If you read my post on triglycerides you will remember that carbohydrates get broken down into simple sugars (glucose) for use as instant energy. When your cells have absorbed all the glucose that they need, a process that is facilitated by insulin, the gatekeeper hormone, the excess is converted to glycogen via the liver. Glycogen is insulin’s antagonist in that it releases fatty acids from storage in response to protein and hunger, and acts to normalize energy levels.

Insulin is also very important for muscle gain (many bodybuilders artificially inject insulin to gain mass), but if you are constantly causing an insulin response by consuming lots of carbohydrates, you run the risk of developing insulin resistance.

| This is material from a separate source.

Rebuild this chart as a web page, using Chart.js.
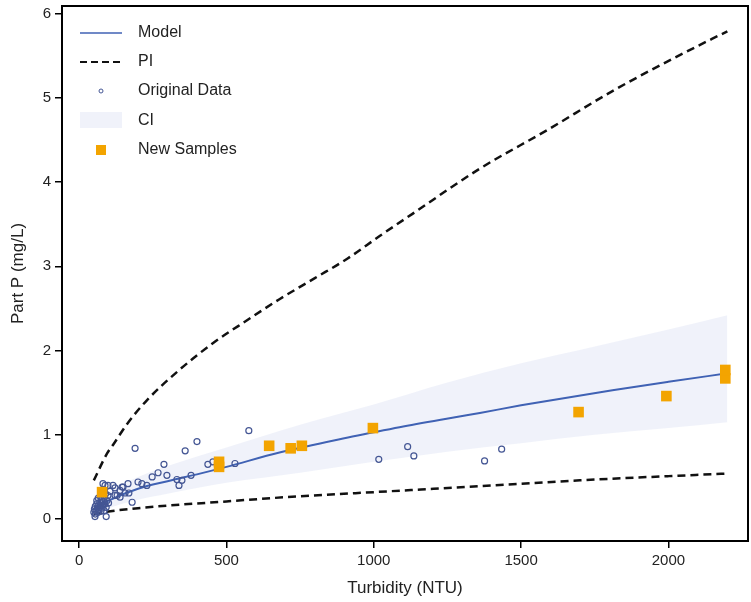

Like many processes in out bodies, insulin has an effectiveness threshold, a level at which our bodies perform optimally. The mechanism is analogous drug tolerance, and why drug addicts never again reach the pleasure if their first high with out significantly increasing the intake levels. Our bodies are very quick at adapting to over stimulation, and if insulin is constantly in your blood stream, your cells develop a resistance. Your body tries to counter act this by pumping more insulin into your blood stream.

Why is this bad?

When too much insulin is in your blood stream, and resistance occurs, nothing gets into or out of your cells. This means that all the glucose from the carbs you keep consuming is turned directly into glycogen. Since glycogen stores have limited space in your muscles and liver, the extra glycogen is converted to fat, which has unlimited storage space (especially in the abdomen and love-handles). Furthermore, with nothing getting into, and more importantly, out of your cells, your body can not get at the fat it has already stored for use as energy, and thus tells you to eat more carbohydrates. It’s a vicious cycle, but one that you can get out of.

You have to learn how to control the insulin response to some degree. If you can decrease the amount of sugar you dump into our blood, thereby decreasing the size of the peak in blood glucose levels, the insulin response will decrease accordingly. By leveling off the peaks and valleys in insulin during the day you’ll be able to exit that ‘hunger rollercoaster’ that plagues millions, and reduce your risk of developing insulin resistance.

So how do I manage my insulin levels?

  • Lower your carbohydrate intake and CUT THE SUGAR! I can not stress this enough. If you want to lose fat, and increase your insulin sensativity, this must be your first step.
  • Choose your carbohydrates wisely. Leafy green plants, and other vegetables that are high in fiber do not trigger a large insulin response.
  • Eat carbohydrates in conjunction with fats and protein. Both fat and protein do not cause much of an insulin response and will slow it’s release.
  • Get some good sleep!

Chronic high blood pressure, prolonged exposure to low level stress, and lack of sleep all impair tissue sensitivity to insulin. Understanding the relationship between insulin and glycogen is important for understanding why fat loss while maintaining a high carbohydrate diet is nearly impossible. Hopefully you now have a better grasp on what happens when you eat that twinkie, and why saying “it goes straight to my hips” is not just a figure of speech.

If you have further questions, head over to the Ask a Question page and leave one.

Fun fact: Have you ever noticed how long distance runners, while usually very trim, never really get “six pack” abs? This is because the layer of fat around the abdomen is typically cause by increased cortisol levels, a stress hormone that is triggered by lack of sleep and over training.